• _PROBLEM STATEMENT_:
Restate the opening lines of the material below word for word, stopping after the line that contains "from matplotlib.lines import Line2D".
________________________________________
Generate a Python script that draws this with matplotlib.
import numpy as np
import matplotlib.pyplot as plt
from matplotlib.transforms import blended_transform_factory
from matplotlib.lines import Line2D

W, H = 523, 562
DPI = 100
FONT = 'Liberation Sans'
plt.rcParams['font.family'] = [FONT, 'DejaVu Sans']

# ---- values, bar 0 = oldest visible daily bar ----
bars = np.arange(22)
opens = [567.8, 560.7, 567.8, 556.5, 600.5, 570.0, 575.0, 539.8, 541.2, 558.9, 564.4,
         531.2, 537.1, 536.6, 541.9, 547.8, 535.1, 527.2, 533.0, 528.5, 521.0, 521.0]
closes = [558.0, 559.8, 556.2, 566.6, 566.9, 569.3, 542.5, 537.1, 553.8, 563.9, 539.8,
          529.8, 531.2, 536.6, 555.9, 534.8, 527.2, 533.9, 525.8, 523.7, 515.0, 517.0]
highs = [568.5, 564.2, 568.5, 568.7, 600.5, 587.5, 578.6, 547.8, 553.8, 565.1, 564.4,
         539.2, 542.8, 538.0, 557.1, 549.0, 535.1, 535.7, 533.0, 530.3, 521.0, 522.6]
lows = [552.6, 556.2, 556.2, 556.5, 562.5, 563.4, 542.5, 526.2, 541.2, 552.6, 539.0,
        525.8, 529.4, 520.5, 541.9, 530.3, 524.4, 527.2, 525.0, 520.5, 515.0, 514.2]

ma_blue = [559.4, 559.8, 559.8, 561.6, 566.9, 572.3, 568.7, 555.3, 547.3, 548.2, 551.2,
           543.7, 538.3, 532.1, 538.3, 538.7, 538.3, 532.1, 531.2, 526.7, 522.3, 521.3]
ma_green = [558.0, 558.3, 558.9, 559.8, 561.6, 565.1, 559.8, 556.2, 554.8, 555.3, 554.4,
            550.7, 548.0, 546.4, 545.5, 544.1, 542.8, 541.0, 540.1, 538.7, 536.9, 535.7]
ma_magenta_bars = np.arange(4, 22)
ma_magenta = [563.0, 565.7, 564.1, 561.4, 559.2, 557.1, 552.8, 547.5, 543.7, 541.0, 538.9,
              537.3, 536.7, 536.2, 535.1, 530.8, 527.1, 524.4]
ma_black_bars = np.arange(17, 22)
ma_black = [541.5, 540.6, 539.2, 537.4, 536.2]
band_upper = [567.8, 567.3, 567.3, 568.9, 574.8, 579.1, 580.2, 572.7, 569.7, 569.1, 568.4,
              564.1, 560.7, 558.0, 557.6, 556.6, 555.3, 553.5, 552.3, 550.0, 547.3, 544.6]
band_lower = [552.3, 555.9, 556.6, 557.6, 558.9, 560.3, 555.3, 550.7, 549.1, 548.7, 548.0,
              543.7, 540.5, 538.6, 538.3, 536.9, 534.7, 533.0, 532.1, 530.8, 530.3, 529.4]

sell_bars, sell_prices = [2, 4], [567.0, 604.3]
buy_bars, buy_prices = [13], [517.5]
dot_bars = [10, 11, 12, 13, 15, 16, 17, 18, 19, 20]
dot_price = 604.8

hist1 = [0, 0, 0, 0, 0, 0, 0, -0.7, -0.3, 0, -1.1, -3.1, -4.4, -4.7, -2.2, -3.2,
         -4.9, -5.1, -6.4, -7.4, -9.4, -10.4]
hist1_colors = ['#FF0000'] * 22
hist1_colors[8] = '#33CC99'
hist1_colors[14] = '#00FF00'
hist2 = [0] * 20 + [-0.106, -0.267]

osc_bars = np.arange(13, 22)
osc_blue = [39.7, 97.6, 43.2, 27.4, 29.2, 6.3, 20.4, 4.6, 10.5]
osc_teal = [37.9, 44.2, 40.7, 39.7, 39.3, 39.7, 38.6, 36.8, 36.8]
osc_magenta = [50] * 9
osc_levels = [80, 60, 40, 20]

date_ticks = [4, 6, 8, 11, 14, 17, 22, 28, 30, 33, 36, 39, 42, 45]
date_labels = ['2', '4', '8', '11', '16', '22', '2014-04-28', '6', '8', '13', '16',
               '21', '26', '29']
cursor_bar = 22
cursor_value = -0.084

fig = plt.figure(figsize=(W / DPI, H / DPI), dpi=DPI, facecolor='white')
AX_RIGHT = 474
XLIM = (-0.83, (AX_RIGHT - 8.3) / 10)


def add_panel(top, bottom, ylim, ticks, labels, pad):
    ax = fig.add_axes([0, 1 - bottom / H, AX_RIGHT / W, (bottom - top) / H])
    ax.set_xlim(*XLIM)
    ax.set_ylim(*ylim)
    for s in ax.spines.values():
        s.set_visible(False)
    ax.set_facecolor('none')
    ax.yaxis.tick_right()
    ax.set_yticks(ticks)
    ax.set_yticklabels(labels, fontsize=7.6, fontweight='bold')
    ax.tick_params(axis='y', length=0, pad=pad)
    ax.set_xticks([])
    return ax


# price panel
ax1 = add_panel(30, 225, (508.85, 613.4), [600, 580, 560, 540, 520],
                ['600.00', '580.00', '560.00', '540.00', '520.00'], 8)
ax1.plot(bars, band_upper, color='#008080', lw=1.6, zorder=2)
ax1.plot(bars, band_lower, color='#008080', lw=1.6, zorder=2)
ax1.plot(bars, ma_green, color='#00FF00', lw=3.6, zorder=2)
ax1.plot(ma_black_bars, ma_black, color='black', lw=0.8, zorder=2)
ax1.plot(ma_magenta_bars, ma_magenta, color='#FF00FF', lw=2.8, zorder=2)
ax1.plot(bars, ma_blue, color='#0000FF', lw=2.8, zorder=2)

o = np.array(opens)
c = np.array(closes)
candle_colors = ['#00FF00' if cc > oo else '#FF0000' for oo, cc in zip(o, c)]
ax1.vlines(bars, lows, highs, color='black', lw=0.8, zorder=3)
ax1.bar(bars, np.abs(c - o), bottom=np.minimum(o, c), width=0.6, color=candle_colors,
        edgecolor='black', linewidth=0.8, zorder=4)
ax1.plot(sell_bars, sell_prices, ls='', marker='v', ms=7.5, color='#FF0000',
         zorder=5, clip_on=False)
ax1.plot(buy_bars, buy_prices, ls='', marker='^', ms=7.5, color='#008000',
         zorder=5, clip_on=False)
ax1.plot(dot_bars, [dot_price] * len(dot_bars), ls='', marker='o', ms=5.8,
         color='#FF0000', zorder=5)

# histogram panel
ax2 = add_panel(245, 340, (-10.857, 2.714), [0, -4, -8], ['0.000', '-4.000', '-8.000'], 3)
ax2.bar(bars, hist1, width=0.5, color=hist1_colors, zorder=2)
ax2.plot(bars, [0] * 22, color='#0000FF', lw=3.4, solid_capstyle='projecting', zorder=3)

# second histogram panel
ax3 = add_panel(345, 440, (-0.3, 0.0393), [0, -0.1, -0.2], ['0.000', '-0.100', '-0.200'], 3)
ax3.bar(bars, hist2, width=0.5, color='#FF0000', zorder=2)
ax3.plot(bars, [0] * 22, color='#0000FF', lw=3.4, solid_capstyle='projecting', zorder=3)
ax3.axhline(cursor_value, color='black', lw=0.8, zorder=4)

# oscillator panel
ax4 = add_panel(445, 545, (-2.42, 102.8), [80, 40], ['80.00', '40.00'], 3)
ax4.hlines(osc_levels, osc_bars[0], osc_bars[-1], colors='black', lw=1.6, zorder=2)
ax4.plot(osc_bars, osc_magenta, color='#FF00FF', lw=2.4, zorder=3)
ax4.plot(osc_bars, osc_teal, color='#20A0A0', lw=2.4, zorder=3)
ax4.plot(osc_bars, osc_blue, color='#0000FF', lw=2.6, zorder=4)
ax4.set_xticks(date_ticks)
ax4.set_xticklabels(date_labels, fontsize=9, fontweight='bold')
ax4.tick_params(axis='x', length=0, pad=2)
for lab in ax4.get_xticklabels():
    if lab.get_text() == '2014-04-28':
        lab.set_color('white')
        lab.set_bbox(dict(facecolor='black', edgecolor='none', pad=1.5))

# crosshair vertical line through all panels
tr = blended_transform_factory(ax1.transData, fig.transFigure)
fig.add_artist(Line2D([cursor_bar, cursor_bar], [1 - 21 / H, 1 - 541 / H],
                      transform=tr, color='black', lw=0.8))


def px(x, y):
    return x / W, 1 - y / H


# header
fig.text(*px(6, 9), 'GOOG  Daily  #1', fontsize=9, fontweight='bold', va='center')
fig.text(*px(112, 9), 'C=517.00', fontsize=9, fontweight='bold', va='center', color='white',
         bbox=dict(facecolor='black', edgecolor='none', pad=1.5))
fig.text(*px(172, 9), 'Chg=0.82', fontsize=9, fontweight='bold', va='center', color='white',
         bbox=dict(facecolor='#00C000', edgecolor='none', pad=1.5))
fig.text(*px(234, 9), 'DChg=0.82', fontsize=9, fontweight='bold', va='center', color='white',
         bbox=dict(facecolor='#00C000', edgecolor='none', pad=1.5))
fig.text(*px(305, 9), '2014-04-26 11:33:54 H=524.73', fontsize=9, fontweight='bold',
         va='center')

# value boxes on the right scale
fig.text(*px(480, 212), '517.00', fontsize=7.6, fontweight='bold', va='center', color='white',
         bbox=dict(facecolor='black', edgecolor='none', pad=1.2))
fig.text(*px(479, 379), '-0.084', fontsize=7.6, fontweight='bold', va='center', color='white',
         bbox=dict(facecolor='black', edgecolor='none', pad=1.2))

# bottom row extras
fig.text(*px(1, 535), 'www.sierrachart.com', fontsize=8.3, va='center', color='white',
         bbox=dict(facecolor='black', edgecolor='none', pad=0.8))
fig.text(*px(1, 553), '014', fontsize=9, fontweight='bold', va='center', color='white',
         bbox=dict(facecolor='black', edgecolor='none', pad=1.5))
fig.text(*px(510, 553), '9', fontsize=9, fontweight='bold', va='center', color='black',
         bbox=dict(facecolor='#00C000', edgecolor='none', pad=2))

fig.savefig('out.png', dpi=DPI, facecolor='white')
________________________________________
• _WRITTEN ANSWER_:
Generate a Python script that draws this with matplotlib.
import numpy as np
import matplotlib.pyplot as plt
from matplotlib.transforms import blended_transform_factory
from matplotlib.lines import Line2D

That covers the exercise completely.